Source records

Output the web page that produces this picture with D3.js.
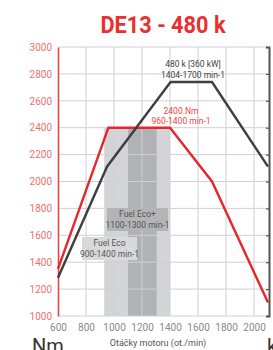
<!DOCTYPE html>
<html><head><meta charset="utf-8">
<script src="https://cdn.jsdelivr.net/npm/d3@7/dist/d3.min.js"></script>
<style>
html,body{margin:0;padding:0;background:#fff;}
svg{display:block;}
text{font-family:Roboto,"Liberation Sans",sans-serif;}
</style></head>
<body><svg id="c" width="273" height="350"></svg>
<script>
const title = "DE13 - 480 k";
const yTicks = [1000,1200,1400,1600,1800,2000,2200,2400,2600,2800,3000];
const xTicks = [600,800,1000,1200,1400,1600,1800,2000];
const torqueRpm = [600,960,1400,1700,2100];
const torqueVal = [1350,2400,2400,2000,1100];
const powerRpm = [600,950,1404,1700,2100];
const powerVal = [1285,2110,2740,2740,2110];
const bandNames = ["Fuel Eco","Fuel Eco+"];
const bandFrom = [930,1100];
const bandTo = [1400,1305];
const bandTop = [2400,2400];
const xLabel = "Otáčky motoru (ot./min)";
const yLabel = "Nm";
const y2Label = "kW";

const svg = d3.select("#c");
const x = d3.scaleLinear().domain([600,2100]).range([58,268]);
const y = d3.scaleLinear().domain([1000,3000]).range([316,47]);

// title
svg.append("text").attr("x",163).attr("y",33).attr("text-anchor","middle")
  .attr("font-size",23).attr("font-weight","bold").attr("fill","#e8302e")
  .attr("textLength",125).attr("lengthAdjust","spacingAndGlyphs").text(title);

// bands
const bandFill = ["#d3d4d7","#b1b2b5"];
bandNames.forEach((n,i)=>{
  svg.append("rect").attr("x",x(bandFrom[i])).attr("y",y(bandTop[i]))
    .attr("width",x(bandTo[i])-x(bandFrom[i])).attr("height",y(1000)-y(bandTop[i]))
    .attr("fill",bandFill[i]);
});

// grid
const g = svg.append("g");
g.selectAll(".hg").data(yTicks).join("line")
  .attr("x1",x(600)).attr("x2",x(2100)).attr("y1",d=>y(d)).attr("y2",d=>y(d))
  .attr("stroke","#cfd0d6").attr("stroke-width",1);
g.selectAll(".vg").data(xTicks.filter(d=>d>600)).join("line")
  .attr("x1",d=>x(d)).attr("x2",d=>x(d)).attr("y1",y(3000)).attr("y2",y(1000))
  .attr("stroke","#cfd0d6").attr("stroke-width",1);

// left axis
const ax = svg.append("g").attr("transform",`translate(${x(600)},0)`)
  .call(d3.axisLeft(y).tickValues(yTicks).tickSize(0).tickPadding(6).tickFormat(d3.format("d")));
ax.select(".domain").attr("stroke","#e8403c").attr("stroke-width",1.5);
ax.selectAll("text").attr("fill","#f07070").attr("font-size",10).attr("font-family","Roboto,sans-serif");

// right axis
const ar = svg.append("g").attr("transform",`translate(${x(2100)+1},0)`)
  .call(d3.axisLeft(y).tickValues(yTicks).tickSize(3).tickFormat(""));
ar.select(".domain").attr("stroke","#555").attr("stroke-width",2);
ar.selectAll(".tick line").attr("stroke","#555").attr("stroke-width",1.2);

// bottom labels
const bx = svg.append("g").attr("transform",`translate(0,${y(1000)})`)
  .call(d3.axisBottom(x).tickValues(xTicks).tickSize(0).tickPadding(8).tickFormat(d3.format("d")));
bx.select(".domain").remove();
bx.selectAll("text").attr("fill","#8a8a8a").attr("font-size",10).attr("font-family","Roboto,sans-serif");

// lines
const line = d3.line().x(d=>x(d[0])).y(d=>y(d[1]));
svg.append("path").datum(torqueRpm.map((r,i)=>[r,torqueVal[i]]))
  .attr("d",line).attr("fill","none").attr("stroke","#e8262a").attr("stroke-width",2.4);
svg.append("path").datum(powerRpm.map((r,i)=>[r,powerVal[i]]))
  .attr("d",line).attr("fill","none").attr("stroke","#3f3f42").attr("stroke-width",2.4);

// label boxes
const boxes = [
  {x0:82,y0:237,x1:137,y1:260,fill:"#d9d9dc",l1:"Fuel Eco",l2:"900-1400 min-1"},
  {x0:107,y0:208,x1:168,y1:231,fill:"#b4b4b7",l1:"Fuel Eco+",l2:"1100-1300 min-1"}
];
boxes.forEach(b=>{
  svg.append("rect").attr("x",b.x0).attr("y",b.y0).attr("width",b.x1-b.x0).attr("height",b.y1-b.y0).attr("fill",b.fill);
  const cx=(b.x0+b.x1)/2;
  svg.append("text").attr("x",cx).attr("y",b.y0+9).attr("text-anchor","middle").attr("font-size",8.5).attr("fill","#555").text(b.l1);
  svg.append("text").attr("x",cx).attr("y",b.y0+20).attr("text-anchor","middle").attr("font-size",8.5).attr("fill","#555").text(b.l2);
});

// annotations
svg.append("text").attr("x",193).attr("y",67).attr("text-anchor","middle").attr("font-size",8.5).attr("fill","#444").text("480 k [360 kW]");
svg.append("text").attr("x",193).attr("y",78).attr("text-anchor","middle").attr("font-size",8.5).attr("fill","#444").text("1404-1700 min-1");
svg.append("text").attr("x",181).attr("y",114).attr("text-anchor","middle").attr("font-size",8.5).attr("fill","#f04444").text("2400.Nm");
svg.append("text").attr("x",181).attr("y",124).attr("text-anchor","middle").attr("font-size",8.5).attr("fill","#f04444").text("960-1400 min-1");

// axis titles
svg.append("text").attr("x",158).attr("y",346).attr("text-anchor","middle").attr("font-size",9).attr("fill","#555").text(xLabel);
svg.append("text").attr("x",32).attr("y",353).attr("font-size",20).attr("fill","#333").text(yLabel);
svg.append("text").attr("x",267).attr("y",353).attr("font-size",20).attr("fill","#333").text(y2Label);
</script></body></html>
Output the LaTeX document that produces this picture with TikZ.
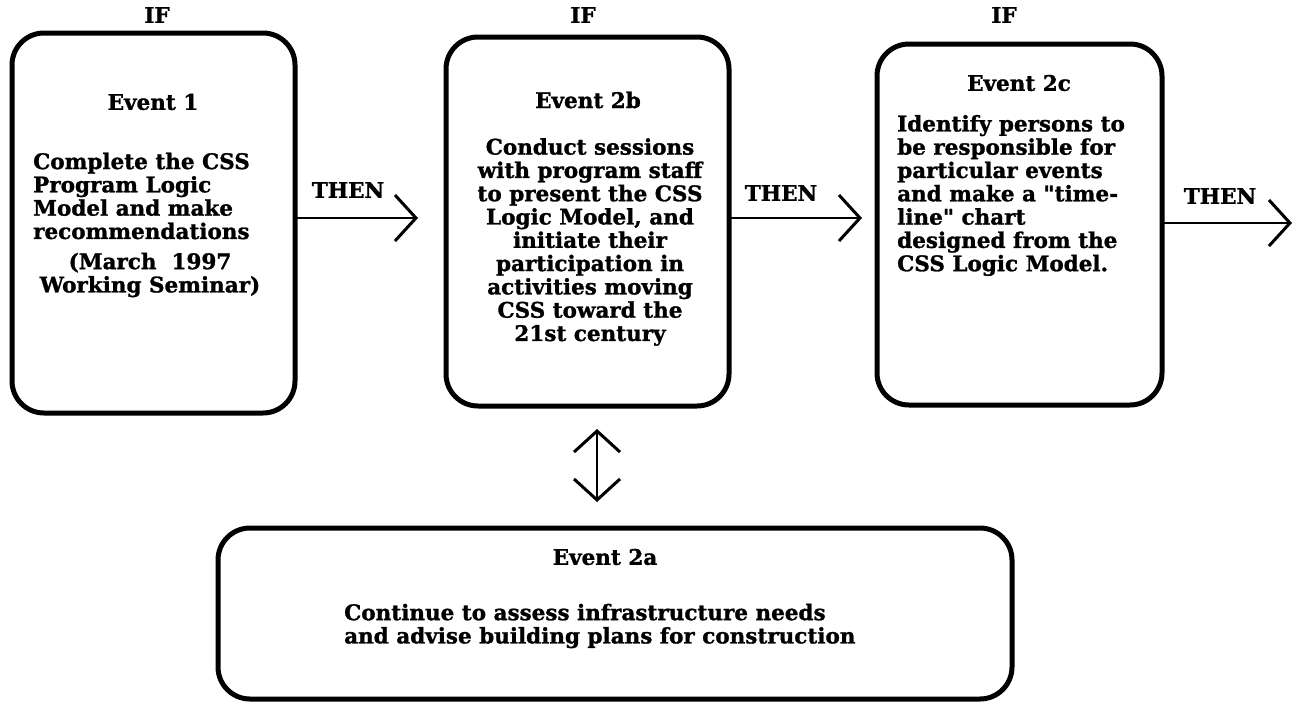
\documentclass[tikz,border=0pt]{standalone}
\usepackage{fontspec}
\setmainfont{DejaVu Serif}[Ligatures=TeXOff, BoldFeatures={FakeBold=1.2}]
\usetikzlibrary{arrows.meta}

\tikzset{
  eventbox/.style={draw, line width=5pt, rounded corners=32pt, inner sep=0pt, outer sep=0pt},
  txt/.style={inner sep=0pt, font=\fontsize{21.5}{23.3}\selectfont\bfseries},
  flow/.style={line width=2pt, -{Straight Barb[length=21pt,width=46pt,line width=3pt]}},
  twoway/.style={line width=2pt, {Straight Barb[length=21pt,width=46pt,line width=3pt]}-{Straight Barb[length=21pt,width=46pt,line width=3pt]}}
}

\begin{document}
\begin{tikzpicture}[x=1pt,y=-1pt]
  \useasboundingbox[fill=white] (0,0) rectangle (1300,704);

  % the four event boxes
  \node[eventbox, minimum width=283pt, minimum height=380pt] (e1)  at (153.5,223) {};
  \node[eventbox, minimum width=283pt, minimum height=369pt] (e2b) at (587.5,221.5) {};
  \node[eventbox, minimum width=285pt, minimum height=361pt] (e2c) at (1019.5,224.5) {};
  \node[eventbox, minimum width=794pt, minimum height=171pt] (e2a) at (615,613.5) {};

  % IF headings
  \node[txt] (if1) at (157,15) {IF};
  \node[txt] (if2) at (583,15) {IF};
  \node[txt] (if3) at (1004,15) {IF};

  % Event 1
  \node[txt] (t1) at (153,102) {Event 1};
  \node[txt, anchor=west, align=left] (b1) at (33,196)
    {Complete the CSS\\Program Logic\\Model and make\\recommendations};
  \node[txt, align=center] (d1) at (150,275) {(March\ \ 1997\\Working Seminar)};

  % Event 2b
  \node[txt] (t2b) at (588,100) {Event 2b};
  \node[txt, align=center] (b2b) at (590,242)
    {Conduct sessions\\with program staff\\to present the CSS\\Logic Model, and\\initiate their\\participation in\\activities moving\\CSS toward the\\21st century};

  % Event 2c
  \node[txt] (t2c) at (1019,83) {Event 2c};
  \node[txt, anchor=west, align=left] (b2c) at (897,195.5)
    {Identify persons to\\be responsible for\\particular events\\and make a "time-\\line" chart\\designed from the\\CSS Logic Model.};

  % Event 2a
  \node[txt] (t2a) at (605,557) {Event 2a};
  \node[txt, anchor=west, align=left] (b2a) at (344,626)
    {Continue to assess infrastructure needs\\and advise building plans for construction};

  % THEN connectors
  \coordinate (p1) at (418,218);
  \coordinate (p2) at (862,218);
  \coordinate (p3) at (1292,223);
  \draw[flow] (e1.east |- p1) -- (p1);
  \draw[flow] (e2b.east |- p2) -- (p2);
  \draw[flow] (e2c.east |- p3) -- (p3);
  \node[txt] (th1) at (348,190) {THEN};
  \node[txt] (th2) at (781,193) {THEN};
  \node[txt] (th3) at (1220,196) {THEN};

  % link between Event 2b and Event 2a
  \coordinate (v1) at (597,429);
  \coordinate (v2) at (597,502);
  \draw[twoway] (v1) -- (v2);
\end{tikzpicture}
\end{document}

_Problem to work on_. From the entries above, collect every line with the string "produces" in it.

_Response for this exercise_.
Output the web page that produces this picture with D3.js.
Output the LaTeX document that produces this picture with TikZ.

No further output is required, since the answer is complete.